Стал Павел Александрович инженером-механиком.
Парторганизация леспромхоза дважды отказывалась исключать его из партии. Исключило бюро райкома, при этом парторгу В. Смирновой был объявлен выговор за недопонимание. Сложил Нефедов и депутатские полномочия.
— Я просил провести инвентаризацию леса на берегу, когда снег сойдет. Но снег сошел, лес сплавили и записали как недоданный. Со мной следователь и говорить не хотел. Вот тогда у меня душа и упала: он не истину ищет, а вину.
А потом и весь поселок Шумный замер. Добывались показания. Жена Хомченко уехала в отпуск, он остался с маленькой девочкой, и в этот момент Озерчук, он оказался большим психологом, арестовал отца — на три дня, на большее не было прав. Парторганизация, поселковый Совет, все жители поселка умоляли следователя подождать: именно через три дня вернется жена.
— Ничего, соседи покормят.
Кормили, по очереди ночевали.
В семье Нефедовых 27 ноября 1975 года ожидался праздник — юбилей их свадьбы с Тамарой. Десять лет. И именно на этот день «психолог» Озерчук прислал из Владивостока повестку: явиться. Когда следователь аккуратно, двумя пальчиками вынул из-под бумаг листок с гербовой печатью и вежливо попросил: «Распишитесь», у Нефедова пересохло во рту. Не глядя на лист, он понял: арест.
Тамара узнала об аресте мужа случайно, от знакомой.
Слух о заворовавшемся директоре разошелся по Приморью. На семинаре партийных работников края представитель прокуратуры приводил яркий пример с Нефедовым.
Семь месяцев спустя им разрешили свидание.
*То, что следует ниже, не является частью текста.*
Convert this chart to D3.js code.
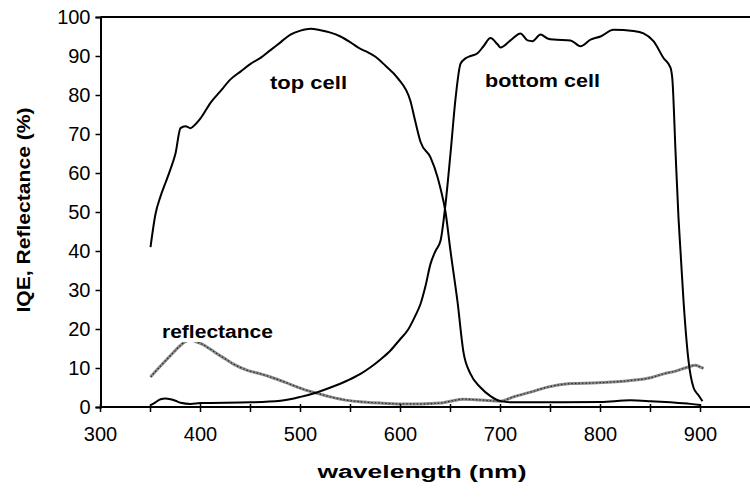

Они сидели за столом друг против друга. «Как ты, ну как?» — спрашивала Тамара. «Держись…» — она вынула из сумочки фотографию и с разрешения Озерчука протянула мужу. На любительском снимке, который она чудом обнаружила у одной из сестер Павла, немолодой, усталый человек, в темной рубашке лежал, облокотившись, на лугу. Нефедов вздрогнул:
— Отец!
Рядом стояли Озерчук и конвойный, и Нефедов плакал.
Павел Александрович пробыл под стражей девять месяцев. Почти девять: Озерчук выпустил его на один день раньше.
Когда Нефедов вернулся, должность инженера-механика уже была занята. Его приютил директор Анучинского леспромхоза Слизков.
— Павел за дело крепко взялся: лес валил, начал строить контору, общежитие, гараж. Я порадовался: хватка осталась, не сломался Павел. А через два месяца — опять к следователю.
Оказалось, следствие закончено, Нефедову предложили ознакомиться с делом — около сорока томов! Он обвинялся по статьям 152 и 170 ч. 2 УК РСФСР в приписках и злоупотреблениях. Особенно страшна была статья 93: за хищения в особо крупных размерах ему грозило лишение свободы до 15 лет или высшая мера. Выходило, что за три последних года леспромхоз приписал к отчету: древесины — около 40.000 кубометров; товарной продукции — на сумму свыше миллиона рублей; «в виде премий» присвоил «государственных средств» свыше 40.000 рублей.
Нефедов изучал каждую строку. Ему поставили стол в коридоре прокуратуры, и он сидел там, в окружении толстых томов, со счетной машинкой под рукой. «Нехватки» нет, объяснял Нефедов, т. к. лес использовался на соцкультбыт. Излишки в бухте Ольга скопились не от одного Шумнинского, а от двух леспромхозов, и образовались они от более полного, чем в лесу, замера (экспертиза потом подтвердит: «довесок» составит 11%). Так по страницам, по строкам Нефедов объяснял, доказывал, опровергал следствие.
Изучение огромных томов заняло полгода. Когда Павел Александрович вернулся в Анучино, оказалось, что и эту должность его сократили еще четыре месяца назад.
Тамара предложила мужу уехать в Уссурийск, там хоть есть где жить — у ее родителей. А работать? Что ж, решили оба, пойдет Нефедов дворником или грузчиком в магазин.